The issue at hand has been addressed by the Swedish Labour Court in a statement obiter dictum in a relatively recent ruling (AD 2014 No 46). The Labour Court suggests that the transferor should enter into agreements with each and every employee affected, to the effect that the employees undertake to not claim employment with the transferor following the insourcing.

This solution has several advantages for the transferor. If the insourcing does constitute a transfer of undertaking, the employees will transfer as normal, by operation of law, and continue their employments with the transferee. If this is not the case, the employments will terminate and the employer avoids having to retain the employees for an extended period post insourcing. However, care should be exercised if contemplating this course of action. The Labour Court’s statement is made obiter dictum and it is not certain to what extent the Labour Court will uphold its position in this regard. Furthermore, the Labour Court’s statement does not address how to handle such important issues as redundant employees’ right to be transferred to other positions within the employer’s business and the principle of seniority in redundancy situations (both of which were not an issue in the case the Labour Court ruled on). Accordingly, the solution suggested by the Labour Court should not be implemented without careful consideration but could be an option worth exploring as a transferor.

Swedish Supreme Court: Clarification on how to determine the size of punitive damages under the Swedish Discrimination Act

In two rulings given the same day (Judgments of 26 June 2014 in cases T 3592-13 and T 5507-12), the Swedish Supreme Court (Sw: Högsta domstolen) clarified the basic principles of how to determine the size of punitive damages (Sw: Diskrimineringsersättning) under the Swedish Discrimination Act (Sw:Diskrimineringslagen). In the first case, a bus driver had made an offensive remark regarding the ethnicity to two passengers on the bus; in the second case, a patient contacted a health center to have a medical exam but was initially referred to a different health center on account of her sexual orientation; she was later accepted at the first health center.
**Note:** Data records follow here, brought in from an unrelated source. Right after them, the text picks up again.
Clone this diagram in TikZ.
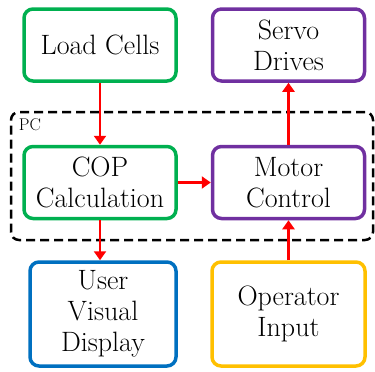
\documentclass[tikz,border=0pt]{standalone}
\usepackage{tikz}
\usetikzlibrary{arrows.meta,positioning}

\definecolor{cellgreen}{HTML}{00B050}
\definecolor{drivepurple}{HTML}{7030A0}
\definecolor{displayblue}{HTML}{0070C0}
\definecolor{inputyellow}{HTML}{FFC000}

\begin{document}
\begin{tikzpicture}[node distance=188.5pt,on grid,
    block/.style={draw,line width=3.5pt,rounded corners=9pt,align=center,
        minimum width=152pt,minimum height=72pt,
        font=\fontsize{28}{31}\selectfont},
    tall/.style={minimum height=104pt},
    flow/.style={draw=red,line width=2.6pt,-{Triangle[length=9pt,width=12pt]}}]
    \useasboundingbox (0,0) rectangle (375pt,-372pt);

    % dashed PC frame
    \node[draw,dashed,dash pattern=on 9pt off 5pt,line width=2.5pt,rounded corners=8pt,
        minimum width=362pt,minimum height=128pt] (pc) at (192pt,-176pt) {};
    \node[anchor=north west,inner sep=0pt,font=\fontsize{17}{19}\selectfont]
        (pc_label) at ([shift={(9pt,-8pt)}]pc.north west) {PC};

    \node[block,draw=cellgreen] (load) at (100pt,-45pt) {Load Cells};
    \node[block,draw=drivepurple] (servo) [right=of load] {Servo\\Drives};
    \node[block,draw=cellgreen] (cop) [below=137.5pt of load] {COP\\Calculation};
    \node[block,draw=drivepurple] (motor) [right=of cop] {Motor\\Control};
    \node[block,tall,draw=displayblue,minimum width=146pt] (display)
        [below=131.5pt of cop,xshift=3pt] {User\\Visual\\Display};
    \node[block,tall,draw=inputyellow,minimum width=153pt] (operator)
        [right=185.5pt of display] {Operator\\Input};

    \draw[flow] (load) -- (cop);
    \draw[flow] (cop) -- (motor);
    \draw[flow] (cop.south) -- (cop.south |- display.north);
    \draw[flow] (motor) -- (servo);
    \draw[flow] (operator) -- (motor);
\end{tikzpicture}
\end{document}
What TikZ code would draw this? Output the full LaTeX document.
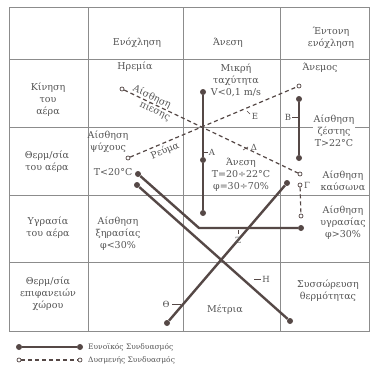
\documentclass[tikz,border=0pt]{standalone}
\usepackage{fontspec}
\setmainfont{DejaVu Serif}
\definecolor{gridc}{HTML}{8C8C8C}
\definecolor{txtc}{HTML}{555555}
\definecolor{linec}{HTML}{554846}
\begin{document}
\begin{tikzpicture}[x=1pt,y=-1pt,
  grid/.style={draw=gridc, line width=0.8pt},
  txt/.style={text=txtc, font=\fontsize{9.5}{12}\selectfont, align=center, inner sep=0.5pt},
  lgtxt/.style={text=txtc, font=\fontsize{7.5}{9}\selectfont, anchor=west, inner sep=0pt},
  sdot/.style={circle, fill=linec, inner sep=0pt, minimum size=6pt},
  odot/.style={circle, draw=linec, fill=white, line width=0.7pt, inner sep=0pt, minimum size=4pt},
  sline/.style={draw=linec, line width=2.4pt},
  dline/.style={draw=linec, line width=1.2pt, dash pattern=on 4pt off 3pt},
  tick/.style={draw=linec, line width=0.6pt},
  lab/.style={text=txtc, font=\fontsize{8.5}{10}\selectfont, inner sep=0pt}
]
\useasboundingbox (0,0) rectangle (372,370);
\fill[white] (0,0) rectangle (372,370);

% table
\draw[grid] (9,7) rectangle (369,331);
\draw[grid] (88,7) -- (88,331);
\draw[grid] (183,7) -- (183,331);
\draw[grid] (280,7) -- (280,331);
\draw[grid] (9,59) -- (369,59);
\draw[grid] (9,127) -- (369,127);
\draw[grid] (9,195) -- (369,195);
\draw[grid] (9,262) -- (369,262);

% headers
\node[txt] (h1) at (137,43) {Ενόχληση};
\node[txt] (h2) at (228,43) {Άνεση};
\node[txt] (h3) at (331,38) {Έντονη\\ενόχληση};

% row labels
\node[txt] (r1) at (48,100) {Κίνηση\\του\\αέρα};
\node[txt] (r2) at (47,162) {Θερμ/σία\\του αέρα};
\node[txt] (r3) at (48,228) {Υγρασία\\του αέρα};
\node[txt] (r4) at (48,294) {Θερμ/σία\\επιφανειών\\χώρου};

% cells
\node[txt] (calm) at (135,67) {Ηρεμία};
\node[txt] (slow) at (236,80) {Μικρή\\ταχύτητα\\V<0,1 m/s};
\node[txt] (wind) at (320,68) {Άνεμος};
\node[txt] (cold) at (108,142) {Αίσθηση\\ψύχους};
\node[txt, anchor=east] (tlow) at (133,172) {T<20°C};
\node[txt, fill=white] (hot) at (334,131) {Αίσθηση\\ζέστης\\T>22°C};
\node[txt] (comfort) at (241,175) {Άνεση\\T=20÷22°C\\φ=30÷70\%};
\node[txt] (heat) at (343,181) {Αίσθηση\\καύσωνα};
\node[txt] (dry) at (118,234) {Αίσθηση\\ξηρασίας\\φ<30\%};
\node[txt] (humid) at (343,223) {Αίσθηση\\υγρασίας\\φ>30\%};
\node[txt] (moderate) at (225,310) {Μέτρια};
\node[txt] (accum) at (328,291) {Συσσώρευση\\θερμότητας};

% solid dots
\node[sdot] (vtop) at (203,92) {};
\node[sdot] (vmid) at (203,160) {};
\node[sdot] (vbot) at (203,213) {};
\node[sdot] (btop) at (299,99) {};
\node[sdot] (bbot) at (299,158) {};
\node[sdot] (coldA) at (138,174) {};
\node[sdot] (coldB) at (137,185) {};
\coordinate (zbend) at (199,228);
\node[sdot] (zend) at (301,228) {};
\node[sdot] (hend) at (290,321) {};
\node[sdot] (thstart) at (167,323) {};
\node[sdot] (thend) at (287,183) {};

% open dots
\node[odot] (pA) at (122,89) {};
\node[odot] (pB) at (300,174) {};
\node[odot] (rA) at (128,158) {};
\node[odot] (rB) at (299,86) {};
\node[odot] (gA) at (300,185) {};
\node[odot] (gB) at (301,216) {};

% dashed lines
\draw[dline] (pA) -- (pB);
\draw[dline] (rA) -- (rB);
\draw[dline] (gA) -- (gB);

% solid lines
\draw[sline] (vtop) -- (vmid) -- (vbot);
\draw[sline] (btop) -- (bbot);
\draw[sline] (coldA) -- (zbend) -- (zend);
\draw[sline] (coldB) -- (hend);
\draw[sline] (thstart) -- (thend);

% texts along dashed lines
\node[txt, rotate=-25.5] (pressA) at (152,97) {Αίσθηση};
\node[txt, rotate=-25.5] (pressB) at (155,111) {πίεσης};
\node[txt, rotate=22.8] (flow) at (165,151) {Ρεύμα};

% line labels
\node[lab] (lA) at (212,152) {Α};
\draw[tick] (203,152) -- (208,152);
\node[lab] (lB) at (288,117) {Β};
\draw[tick] (292,117) -- (299,117);
\node[lab] (lE) at (255,116) {Ε};
\draw[tick] (247,111) -- (250,114);
\node[lab] (lD) at (254,147) {Δ};
\draw[tick] (243,150) -- (248,147);
\node[lab] (lG) at (307,185) {Γ};
\node[lab] (lZ) at (238,240) {Ζ};
\draw[tick] (238,230) -- (238,234);
\node[lab] (lH) at (266,279) {Η};
\draw[tick] (254,279) -- (261,279);
\node[lab] (lT) at (166,304) {Θ};
\draw[tick] (172,304) -- (181,304);

% legend
\node[sdot] (lgsA) at (19,347) {};
\node[sdot] (lgsB) at (80,347) {};
\draw[sline] (lgsA) -- (lgsB);
\node[lgtxt] (lgs) at (88,347) {Ευνοϊκός Συνδυασμός};
\node[odot] (lgdA) at (19,360) {};
\node[odot] (lgdB) at (80,360) {};
\draw[dline] (lgdA) -- (lgdB);
\node[lgtxt] (lgd) at (88,360) {Δυσμενής Συνδυασμός};
\end{tikzpicture}
\end{document}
The Court awarded the plaintiffs in the first case SEK 25,000 and in the second case SEK 10,000, well short of the SEK 100,000 that the plaintiffs, represented by the Equality Ombudsman (Sw: Diskrimineringsombudsmannen), had claimed.

The Court elaborates extensively on such issues as general principles for determining the size of punitive damages under the Swedish Discrimination Act, the minimum level of punitive damages in cases of minor discriminatory violations (the Court finds that the minimum level should be SEK 10,000) and possible non-monetary redress that may be offered the violated party by the employer of the violating party. However, the most important conclusion that can be drawn from the Court’s reasoning in the two cases is that the Court has maintained its jurisprudence, laid down in NJA 2006 s. 170, that punitive damages under the Swedish Discrimination Act should be determined with regard to how punitive damages are determined in other areas of Swedish law. As punitive damages are, in general, low in Sweden compared to many other countries, seldom reaching over SEK 200,000, the financial exposure for companies from clients and customers claiming to have been discriminated by the company, or its employees, will remain relatively small. Furthermore, while the cases concern discrimination regarding access to services and health care, the Court’s reasoning may be construed as to imply the upholding of the current levels of punitive damages also in cases of discrimination in the working life. This, of course, does not mean that companies should not actively implement anti-discrimination policies and educate their employees. The effects on internal and external goodwill, caused by a discrimination matter, may be considerable.